**Data**
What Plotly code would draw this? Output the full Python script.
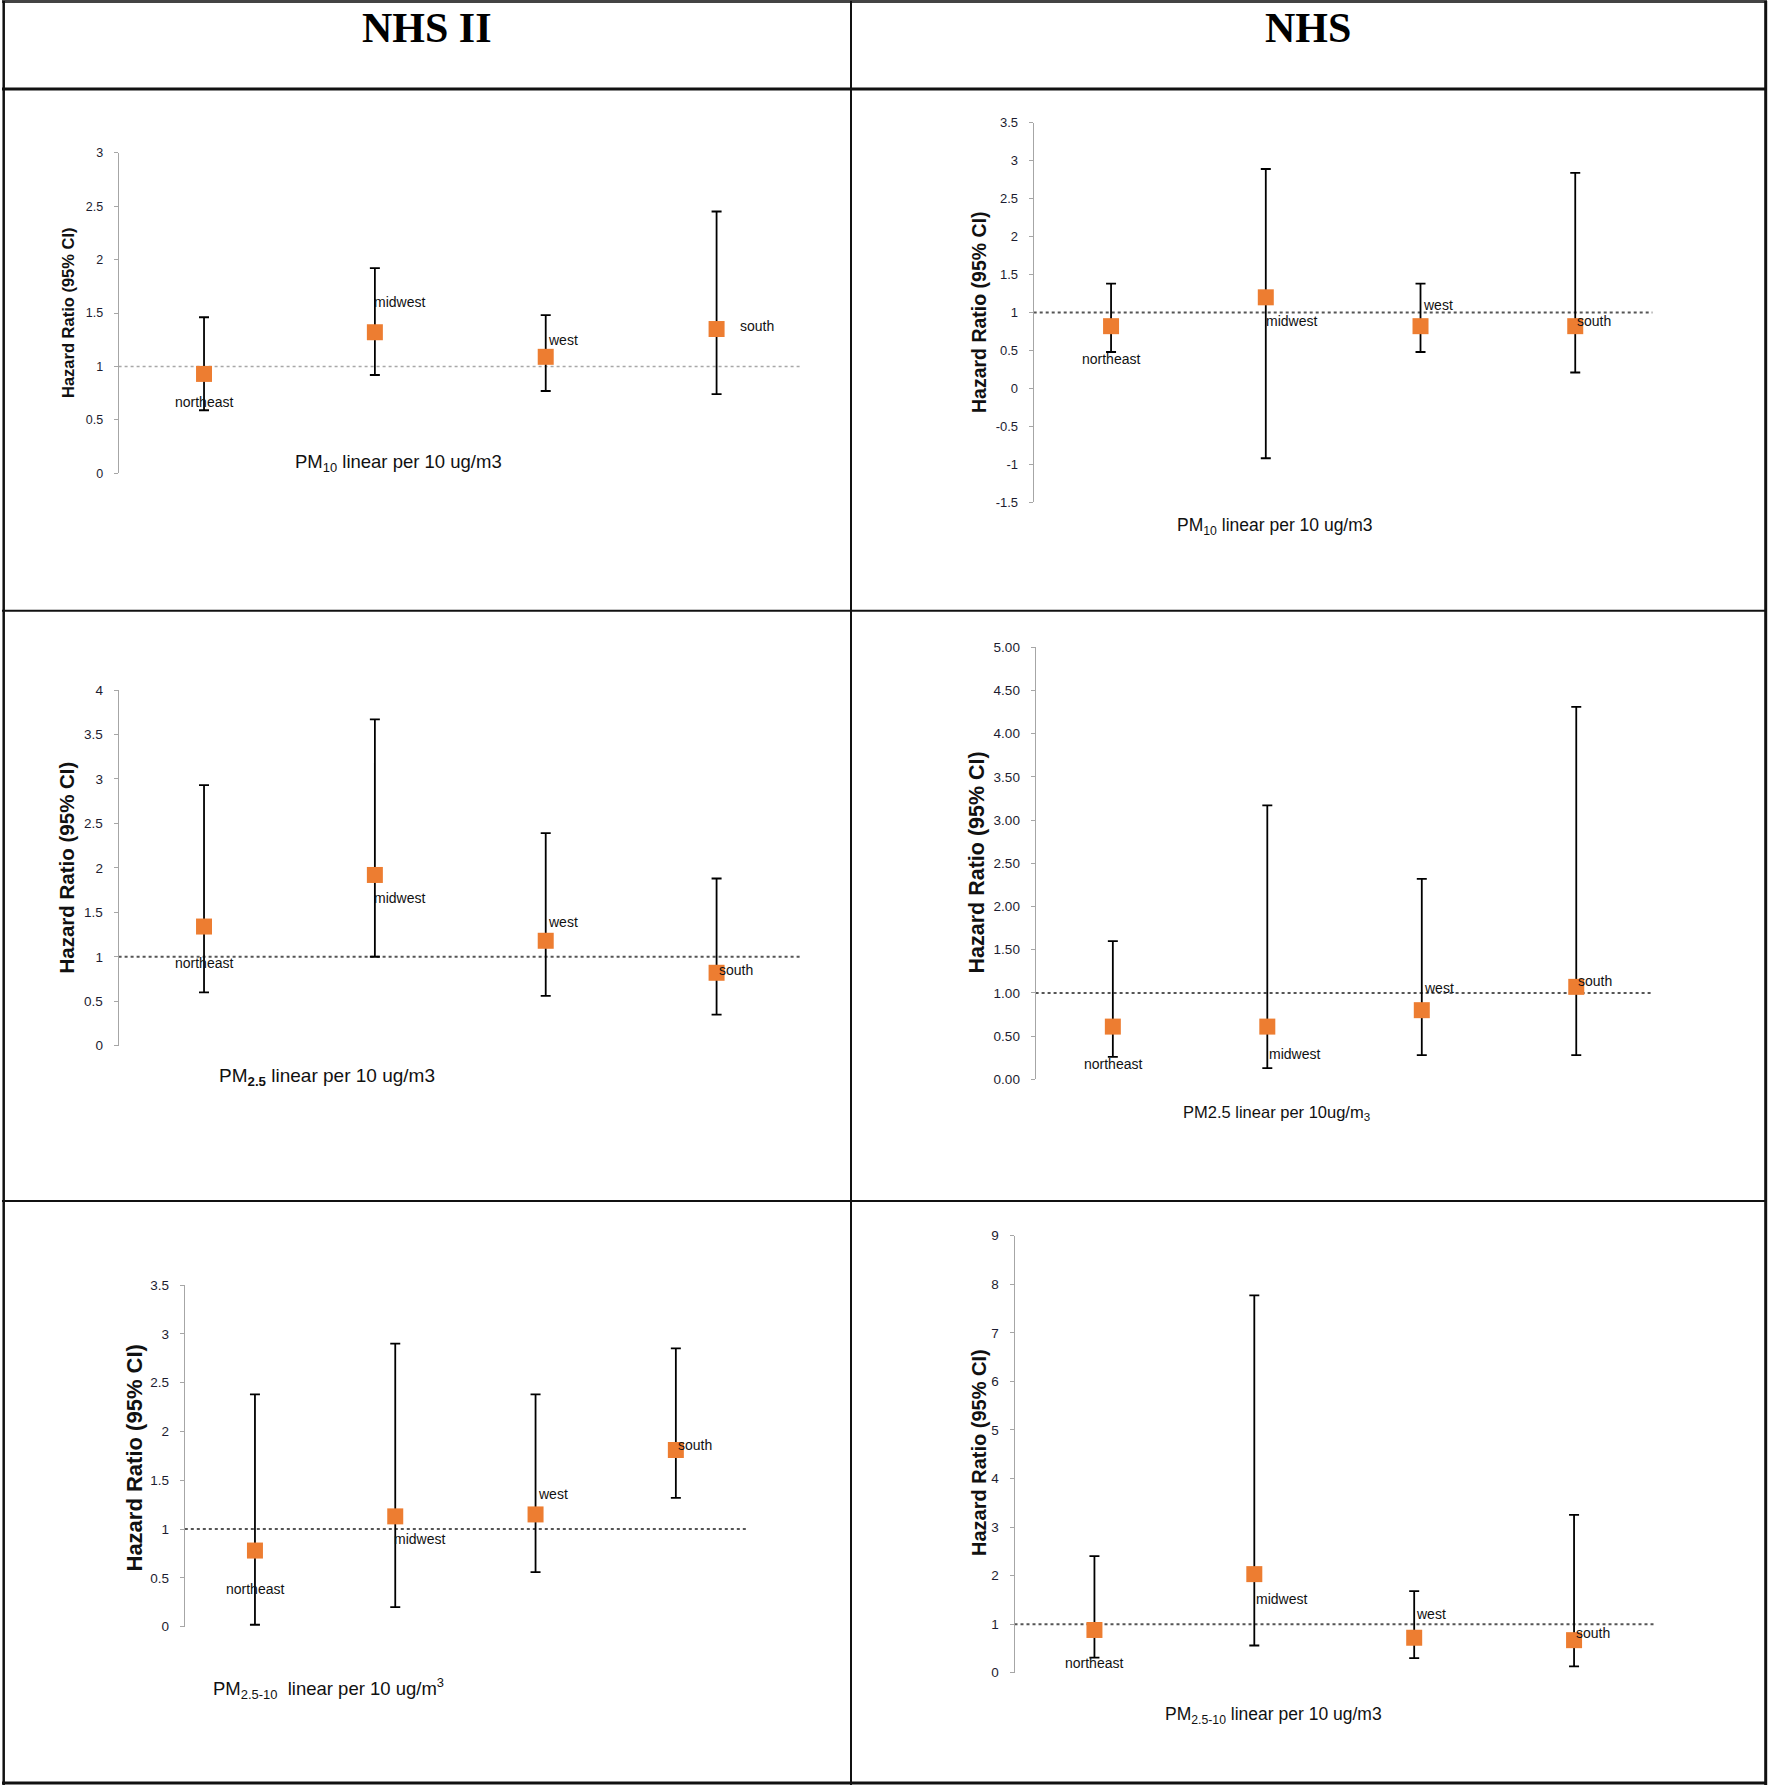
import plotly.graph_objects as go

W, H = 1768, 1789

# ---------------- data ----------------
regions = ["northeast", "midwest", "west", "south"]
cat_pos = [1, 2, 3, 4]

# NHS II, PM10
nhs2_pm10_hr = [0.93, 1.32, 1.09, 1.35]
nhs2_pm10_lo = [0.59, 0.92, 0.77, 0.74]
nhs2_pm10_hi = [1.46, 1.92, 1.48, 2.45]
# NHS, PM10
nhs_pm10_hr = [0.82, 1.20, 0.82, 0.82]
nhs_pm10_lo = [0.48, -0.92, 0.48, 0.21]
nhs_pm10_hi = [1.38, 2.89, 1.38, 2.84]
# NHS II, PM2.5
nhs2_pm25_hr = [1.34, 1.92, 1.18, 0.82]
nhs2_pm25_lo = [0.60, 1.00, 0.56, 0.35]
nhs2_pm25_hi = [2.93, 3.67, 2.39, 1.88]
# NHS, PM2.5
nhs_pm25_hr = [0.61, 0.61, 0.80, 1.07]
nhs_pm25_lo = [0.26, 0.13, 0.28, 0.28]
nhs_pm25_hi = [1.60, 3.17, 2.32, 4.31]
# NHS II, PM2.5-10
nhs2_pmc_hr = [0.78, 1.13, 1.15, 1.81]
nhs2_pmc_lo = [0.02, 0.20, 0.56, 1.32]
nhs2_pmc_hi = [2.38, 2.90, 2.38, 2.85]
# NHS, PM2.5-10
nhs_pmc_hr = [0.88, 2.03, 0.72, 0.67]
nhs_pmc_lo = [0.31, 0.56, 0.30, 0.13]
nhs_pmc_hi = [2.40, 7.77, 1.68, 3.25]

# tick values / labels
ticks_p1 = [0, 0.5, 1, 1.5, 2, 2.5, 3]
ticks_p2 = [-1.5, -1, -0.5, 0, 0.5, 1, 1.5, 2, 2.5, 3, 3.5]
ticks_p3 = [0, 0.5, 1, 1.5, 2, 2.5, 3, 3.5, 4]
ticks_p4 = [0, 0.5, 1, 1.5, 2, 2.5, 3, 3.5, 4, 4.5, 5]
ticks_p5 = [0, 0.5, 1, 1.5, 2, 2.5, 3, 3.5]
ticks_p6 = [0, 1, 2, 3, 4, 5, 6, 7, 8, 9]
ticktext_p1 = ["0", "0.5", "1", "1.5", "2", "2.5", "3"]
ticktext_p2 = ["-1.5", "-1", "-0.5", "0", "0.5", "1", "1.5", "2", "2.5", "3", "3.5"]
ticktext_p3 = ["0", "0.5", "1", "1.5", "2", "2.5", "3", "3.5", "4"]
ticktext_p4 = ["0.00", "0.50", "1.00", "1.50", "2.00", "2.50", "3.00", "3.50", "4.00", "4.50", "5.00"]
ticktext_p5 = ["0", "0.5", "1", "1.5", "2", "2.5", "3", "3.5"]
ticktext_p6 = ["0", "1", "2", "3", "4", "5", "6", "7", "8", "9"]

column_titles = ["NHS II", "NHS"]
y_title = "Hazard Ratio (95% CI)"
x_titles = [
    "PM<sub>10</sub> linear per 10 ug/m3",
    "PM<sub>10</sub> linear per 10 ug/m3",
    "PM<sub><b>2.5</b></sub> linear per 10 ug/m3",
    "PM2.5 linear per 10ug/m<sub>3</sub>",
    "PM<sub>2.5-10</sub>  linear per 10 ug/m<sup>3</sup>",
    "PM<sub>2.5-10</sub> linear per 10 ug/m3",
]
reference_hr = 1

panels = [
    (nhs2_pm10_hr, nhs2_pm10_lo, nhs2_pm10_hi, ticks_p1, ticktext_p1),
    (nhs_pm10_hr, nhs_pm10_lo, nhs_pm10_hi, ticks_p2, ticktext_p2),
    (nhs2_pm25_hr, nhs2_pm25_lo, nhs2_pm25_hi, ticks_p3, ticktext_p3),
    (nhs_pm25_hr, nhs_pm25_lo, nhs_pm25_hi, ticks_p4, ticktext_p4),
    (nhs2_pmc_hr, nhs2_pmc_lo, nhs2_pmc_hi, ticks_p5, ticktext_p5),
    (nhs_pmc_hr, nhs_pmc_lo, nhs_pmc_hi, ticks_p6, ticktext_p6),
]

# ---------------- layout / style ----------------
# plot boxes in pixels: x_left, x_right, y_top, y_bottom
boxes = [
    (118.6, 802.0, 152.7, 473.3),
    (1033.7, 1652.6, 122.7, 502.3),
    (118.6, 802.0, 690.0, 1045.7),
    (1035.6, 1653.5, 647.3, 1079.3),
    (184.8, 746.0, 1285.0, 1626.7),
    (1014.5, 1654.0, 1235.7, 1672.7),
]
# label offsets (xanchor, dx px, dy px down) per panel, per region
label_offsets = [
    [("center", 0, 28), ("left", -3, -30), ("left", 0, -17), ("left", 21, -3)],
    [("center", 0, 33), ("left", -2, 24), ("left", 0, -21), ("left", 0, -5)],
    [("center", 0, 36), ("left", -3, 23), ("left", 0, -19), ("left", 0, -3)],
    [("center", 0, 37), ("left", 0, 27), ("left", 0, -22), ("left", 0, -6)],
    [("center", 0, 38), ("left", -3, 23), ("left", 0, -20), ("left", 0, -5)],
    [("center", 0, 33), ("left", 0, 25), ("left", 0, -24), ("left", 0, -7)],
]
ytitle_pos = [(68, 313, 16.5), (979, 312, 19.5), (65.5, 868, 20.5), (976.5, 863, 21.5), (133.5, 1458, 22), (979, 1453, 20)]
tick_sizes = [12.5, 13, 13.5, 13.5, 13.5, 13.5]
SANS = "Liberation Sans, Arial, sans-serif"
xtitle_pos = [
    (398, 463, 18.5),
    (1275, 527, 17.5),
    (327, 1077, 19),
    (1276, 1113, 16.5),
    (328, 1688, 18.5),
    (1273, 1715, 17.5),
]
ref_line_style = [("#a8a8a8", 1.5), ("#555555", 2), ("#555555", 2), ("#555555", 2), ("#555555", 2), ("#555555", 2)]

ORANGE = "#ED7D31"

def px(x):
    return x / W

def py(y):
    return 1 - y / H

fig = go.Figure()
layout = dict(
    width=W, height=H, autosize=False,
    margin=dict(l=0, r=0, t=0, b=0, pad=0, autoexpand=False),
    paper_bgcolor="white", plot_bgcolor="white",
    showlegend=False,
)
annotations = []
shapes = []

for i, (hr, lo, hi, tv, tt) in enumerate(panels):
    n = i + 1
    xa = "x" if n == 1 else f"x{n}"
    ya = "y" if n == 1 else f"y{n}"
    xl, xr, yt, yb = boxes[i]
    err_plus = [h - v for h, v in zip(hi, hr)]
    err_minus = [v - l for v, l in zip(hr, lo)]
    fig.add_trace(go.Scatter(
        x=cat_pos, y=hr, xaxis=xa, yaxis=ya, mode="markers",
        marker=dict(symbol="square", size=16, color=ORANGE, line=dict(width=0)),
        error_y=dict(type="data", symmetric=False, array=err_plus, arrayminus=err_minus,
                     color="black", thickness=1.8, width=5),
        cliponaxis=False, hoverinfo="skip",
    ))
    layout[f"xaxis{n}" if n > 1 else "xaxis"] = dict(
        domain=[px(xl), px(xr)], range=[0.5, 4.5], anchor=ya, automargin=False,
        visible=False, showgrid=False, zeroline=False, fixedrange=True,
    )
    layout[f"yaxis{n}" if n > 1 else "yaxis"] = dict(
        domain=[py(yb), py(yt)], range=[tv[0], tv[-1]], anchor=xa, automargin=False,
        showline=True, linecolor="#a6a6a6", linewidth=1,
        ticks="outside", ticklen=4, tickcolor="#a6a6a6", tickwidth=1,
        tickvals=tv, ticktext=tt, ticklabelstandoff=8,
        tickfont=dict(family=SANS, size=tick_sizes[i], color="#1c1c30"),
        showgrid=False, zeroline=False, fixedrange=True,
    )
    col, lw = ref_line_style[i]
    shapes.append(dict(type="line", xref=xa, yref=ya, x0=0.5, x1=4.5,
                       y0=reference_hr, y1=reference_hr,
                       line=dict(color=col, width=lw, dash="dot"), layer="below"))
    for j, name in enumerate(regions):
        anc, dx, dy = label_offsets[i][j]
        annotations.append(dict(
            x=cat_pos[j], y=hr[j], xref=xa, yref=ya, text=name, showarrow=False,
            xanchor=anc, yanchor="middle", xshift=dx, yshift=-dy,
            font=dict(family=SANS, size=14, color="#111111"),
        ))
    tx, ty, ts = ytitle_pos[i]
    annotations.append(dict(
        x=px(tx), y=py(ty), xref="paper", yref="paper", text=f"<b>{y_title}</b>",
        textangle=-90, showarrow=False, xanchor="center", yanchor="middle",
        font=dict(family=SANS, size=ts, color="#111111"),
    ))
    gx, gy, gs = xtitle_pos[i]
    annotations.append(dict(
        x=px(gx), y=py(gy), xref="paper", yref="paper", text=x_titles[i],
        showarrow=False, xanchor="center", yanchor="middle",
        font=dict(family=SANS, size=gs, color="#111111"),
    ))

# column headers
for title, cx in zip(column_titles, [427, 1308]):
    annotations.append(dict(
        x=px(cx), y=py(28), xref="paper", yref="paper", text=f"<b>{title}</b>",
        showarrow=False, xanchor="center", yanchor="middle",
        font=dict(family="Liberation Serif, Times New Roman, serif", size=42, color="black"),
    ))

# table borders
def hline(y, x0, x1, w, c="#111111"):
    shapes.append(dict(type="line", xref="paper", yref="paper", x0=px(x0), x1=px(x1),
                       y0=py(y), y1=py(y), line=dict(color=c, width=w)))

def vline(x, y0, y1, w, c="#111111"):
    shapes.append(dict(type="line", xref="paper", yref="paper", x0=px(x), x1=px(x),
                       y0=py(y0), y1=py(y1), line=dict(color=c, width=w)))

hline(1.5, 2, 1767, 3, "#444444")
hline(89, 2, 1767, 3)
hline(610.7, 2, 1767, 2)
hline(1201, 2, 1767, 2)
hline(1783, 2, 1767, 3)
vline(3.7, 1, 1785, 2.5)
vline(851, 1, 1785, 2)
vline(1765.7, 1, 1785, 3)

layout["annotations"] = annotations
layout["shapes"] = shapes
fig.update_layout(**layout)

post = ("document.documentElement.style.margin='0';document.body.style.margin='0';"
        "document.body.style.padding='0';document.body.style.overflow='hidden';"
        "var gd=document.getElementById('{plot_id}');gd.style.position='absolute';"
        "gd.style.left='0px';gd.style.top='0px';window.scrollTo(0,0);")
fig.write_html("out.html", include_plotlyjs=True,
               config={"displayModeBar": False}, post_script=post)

**To be done**
Each line from the top of the material through the line containing "cat_pos = [1, 2, 3, 4]" should be reproduced exactly; please drop any images.

**Result for this task**
What Plotly code would draw this? Output the full Python script.
import plotly.graph_objects as go

W, H = 1768, 1789

# ---------------- data ----------------
regions = ["northeast", "midwest", "west", "south"]
cat_pos = [1, 2, 3, 4]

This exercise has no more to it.